The submission states that the teaching Citizenship in the primary phase presents an important opportunity for children to make sense of our changing society and failure to do so results in developmental delay in this area.

With the age of criminal responsibility lowered to ten, the earlier onset of adolescence and the recent findings from the UNICEF report on children's wellbeing, the submission states that it is now more important than ever for children to be given the opportunity to develop the necessary skills, language and confidence to enable them to participate fully in decision making processes and develop a clearer understanding of their legal and moral responsibilities.

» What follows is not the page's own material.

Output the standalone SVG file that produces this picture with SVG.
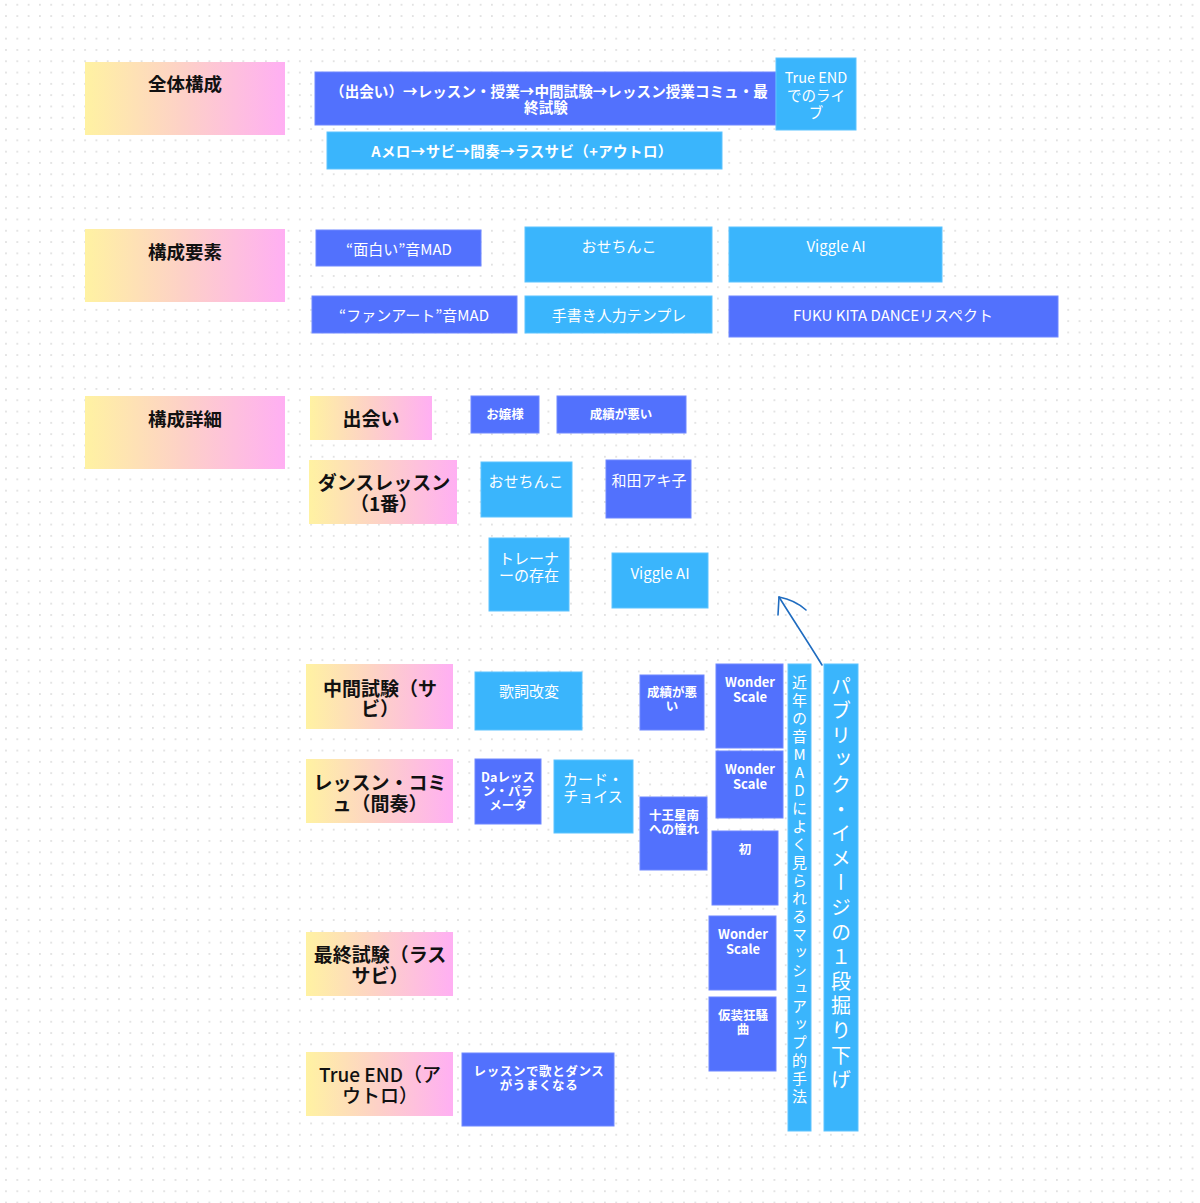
<svg xmlns="http://www.w3.org/2000/svg" width="1200" height="1203" viewBox="0 0 1200 1203">
<defs>
<pattern id="dots" patternUnits="userSpaceOnUse" x="0.4" y="-0.9" width="11.3" height="11.3">
<circle cx="5.6" cy="5.6" r="1" fill="#dcdcdc"/>
</pattern>
<linearGradient id="grad" x1="0" y1="0" x2="1" y2="0">
<stop offset="0" stop-color="#fff2a2"/>
<stop offset="0.5" stop-color="#fdd0c8"/>
<stop offset="1" stop-color="#ffaff3"/>
</linearGradient>
<style>
text{font-family:"Noto Sans CJK JP","Noto Sans",sans-serif;dominant-baseline:central;text-anchor:middle;}
.g{fill:url(#grad);}
.d{fill:#5271fd;stroke:#6f88ff;stroke-width:1;}
.l{fill:#3ab5fc;stroke:#5cc3ff;stroke-width:1;}
.h{font-size:18.5px;font-weight:700;fill:#111;}
.s{font-size:19px;font-weight:700;fill:#111;}
.w{fill:#fff;font-size:15px;}
.wb{fill:#fff;font-size:12.5px;font-weight:700;}
.ws{fill:#fff;font-size:13px;font-weight:700;}
.conn{fill:none;stroke:#1f6cc0;stroke-width:1.6;stroke-linecap:round;stroke-linejoin:round;}
</style>
</defs>
<rect width="1200" height="1203" fill="#fff"/>
<rect width="1200" height="1203" fill="url(#dots)"/>

<g id="sec-zentai"><rect class="g" x="85" y="62" width="200" height="73"/><text class="h" x="185" y="83">全体構成</text></g>
<g id="sec-yoso"><rect class="g" x="85" y="229" width="200" height="73"/><text class="h" x="185" y="251">構成要素</text></g>
<g id="sec-shosai"><rect class="g" x="85" y="396" width="200" height="73"/><text class="h" x="185" y="418">構成詳細</text></g>

<g id="n-flow"><rect class="d" x="315" y="72" width="461" height="53"/>
<text class="w" style="font-weight:700;font-size:14.6px"><tspan x="549" y="90">（出会い）→レッスン・授業→中間試験→レッスン授業コミュ・最</tspan><tspan x="546" y="106">終試験</tspan></text></g>
<g id="n-trueend-live"><rect class="l" x="776" y="58" width="80" height="72"/>
<text class="w" style="font-size:14.5px"><tspan x="816" y="76">True END</tspan><tspan x="816" y="94">でのライ</tspan><tspan x="816" y="111">ブ</tspan></text></g>
<g id="n-amelo"><rect class="l" x="327" y="132" width="395" height="37"/>
<text class="w" x="522" y="150" style="font-weight:700;font-size:14.5px;letter-spacing:0.4px">Aメロ→サビ→間奏→ラスサビ（+アウトロ）</text></g>

<g id="n-omoshiroi"><rect class="d" x="316" y="230" width="165" height="36"/><text class="w" x="399" y="248">“面白い”音MAD</text></g>
<g id="n-osechinko1"><rect class="l" x="525" y="227" width="187" height="55"/><text class="w" x="619" y="245">おせちんこ</text></g>
<g id="n-viggle1"><rect class="l" x="729" y="227" width="213" height="55"/><text class="w" x="836" y="245">Viggle AI</text></g>
<g id="n-fanart"><rect class="d" x="312" y="296" width="205" height="37"/><text class="w" x="414" y="314">“ファンアート”音MAD</text></g>
<g id="n-tegaki"><rect class="l" x="525" y="296" width="187" height="37"/><text class="w" x="619" y="314">手書き人力テンプレ</text></g>
<g id="n-fukukita"><rect class="d" x="729" y="296" width="329" height="41"/><text class="w" x="893" y="314">FUKU KITA DANCEリスペクト</text></g>

<g id="n-deai"><rect class="g" x="310" y="396" width="122" height="44"/><text class="s" x="371" y="417">出会い</text></g>
<g id="n-ojosama"><rect class="d" x="471" y="396" width="68" height="37"/><text class="wb" x="505" y="413">お嬢様</text></g>
<g id="n-seiseki1"><rect class="d" x="557" y="396" width="129" height="37"/><text class="wb" x="621" y="413">成績が悪い</text></g>
<g id="n-dance"><rect class="g" x="309" y="460" width="148" height="64"/><text class="s"><tspan x="384" y="481">ダンスレッスン</tspan><tspan x="384" y="502">（1番）</tspan></text></g>
<g id="n-osechinko2"><rect class="l" x="481" y="462" width="91" height="55"/><text class="w" x="526" y="480">おせちんこ</text></g>
<g id="n-wada"><rect class="d" x="606" y="460" width="85" height="58"/><text class="w" x="649" y="479">和田アキ子</text></g>
<g id="n-trainer"><rect class="l" x="489" y="538" width="80" height="73"/><text class="w"><tspan x="529" y="557">トレーナ</tspan><tspan x="529" y="574">ーの存在</tspan></text></g>
<g id="n-viggle2"><rect class="l" x="612" y="553" width="96" height="55"/><text class="w" x="660" y="572">Viggle AI</text></g>

<g id="n-chukan"><rect class="g" x="306" y="664" width="147" height="65"/><text class="s"><tspan x="380" y="687">中間試験（サ</tspan><tspan x="380" y="707">ビ）</tspan></text></g>
<g id="n-kashi"><rect class="l" x="475" y="672" width="107" height="58"/><text class="w" x="529" y="690">歌詞改変</text></g>
<g id="n-seiseki2"><rect class="d" x="640" y="675" width="64" height="55"/><text class="wb"><tspan x="672" y="691">成績が悪</tspan><tspan x="672" y="705">い</tspan></text></g>
<g id="n-wonder1"><rect class="d" x="716" y="664" width="67" height="84"/><text class="ws"><tspan x="750" y="681">Wonder</tspan><tspan x="750" y="696">Scale</tspan></text></g>
<g id="n-lesson"><rect class="g" x="306" y="759" width="147" height="64"/><text class="s"><tspan x="380" y="781">レッスン・コミ</tspan><tspan x="380" y="802">ュ（間奏）</tspan></text></g>
<g id="n-dalesson"><rect class="d" x="475" y="759" width="66" height="65"/><text class="wb"><tspan x="508" y="776">Daレッス</tspan><tspan x="508" y="790">ン・パラ</tspan><tspan x="508" y="804">メータ</tspan></text></g>
<g id="n-card"><rect class="l" x="554" y="760" width="79" height="73"/><text class="w"><tspan x="593" y="778">カード・</tspan><tspan x="593" y="795">チョイス</tspan></text></g>
<g id="n-juo"><rect class="d" x="640" y="797" width="67" height="73"/><text class="wb"><tspan x="674" y="814">十王星南</tspan><tspan x="674" y="828">への憧れ</tspan></text></g>
<g id="n-wonder2"><rect class="d" x="716" y="751" width="67" height="67"/><text class="ws"><tspan x="750" y="768">Wonder</tspan><tspan x="750" y="783">Scale</tspan></text></g>
<g id="n-hatsu"><rect class="d" x="712" y="831" width="66" height="74"/><text class="wb" x="745" y="848">初</text></g>
<g id="n-saishu"><rect class="g" x="306" y="932" width="147" height="64"/><text class="s"><tspan x="380" y="953">最終試験（ラス</tspan><tspan x="380" y="974">サビ）</tspan></text></g>
<g id="n-wonder3"><rect class="d" x="709" y="916" width="67" height="74"/><text class="ws"><tspan x="743" y="933">Wonder</tspan><tspan x="743" y="948">Scale</tspan></text></g>
<g id="n-kaso"><rect class="d" x="709" y="997" width="67" height="74"/><text class="wb"><tspan x="743" y="1014">仮装狂騒</tspan><tspan x="743" y="1028">曲</tspan></text></g>
<g id="n-trueend"><rect class="g" x="306" y="1052" width="147" height="64"/><text class="s" style="font-weight:500"><tspan x="380" y="1073">True END（ア</tspan><tspan x="380" y="1094">ウトロ）</tspan></text></g>
<g id="n-umaku"><rect class="d" x="462" y="1053" width="152" height="73"/><text class="wb" style="letter-spacing:0.6px"><tspan x="539" y="1070">レッスンで歌とダンス</tspan><tspan x="539" y="1084">がうまくなる</tspan></text></g>

<g id="n-mashup"><rect class="l" x="788" y="664" width="23" height="467"/>
<text x="799.5" y="675" writing-mode="vertical-rl" style="fill:#fff;font-size:15px;letter-spacing:3px;text-anchor:start;text-orientation:upright">近年の音MADによく見られるマッシュアップ的手法</text></g>
<g id="n-public"><rect class="l" x="824" y="664" width="34" height="467"/>
<text x="841" y="676" writing-mode="vertical-rl" style="fill:#fff;font-size:20px;letter-spacing:4.6px;text-anchor:start;text-orientation:upright">パブリック・イメージの１段掘り下げ</text></g>

<g id="connectors">
<path class="conn" d="M822 665 C808 642 792 618 779 597"/>
<path class="conn" d="M778 615 L779 597 Q795 600 806 610"/>
</g>
</svg>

The submission also states that Citizenship education provides an opportunity for broadening cultural, social and political horizons, particularly in respect to developing a sense of identity and an appreciation of diversity in our society. By offering a context through which children can develop critical thinking skills and emotional literacy in a coherent and integrated way, children are given the chance to develop understanding and foster empathy before attitudes become entrenched.

As author Marguerite Heath explains, 'Children are more likely to recall matters that are important to them. Citizenship education tackles real issues of relevance and value to them, such as fairness, bullying and responsibility for the environment. Indeed Citizenship can provide a meaningful context for much of the primary curriculum'.

Making Citizenship education statutory in the primary phase would also providing a sound foundation for Key Stages 3 and 4, which are already statutory.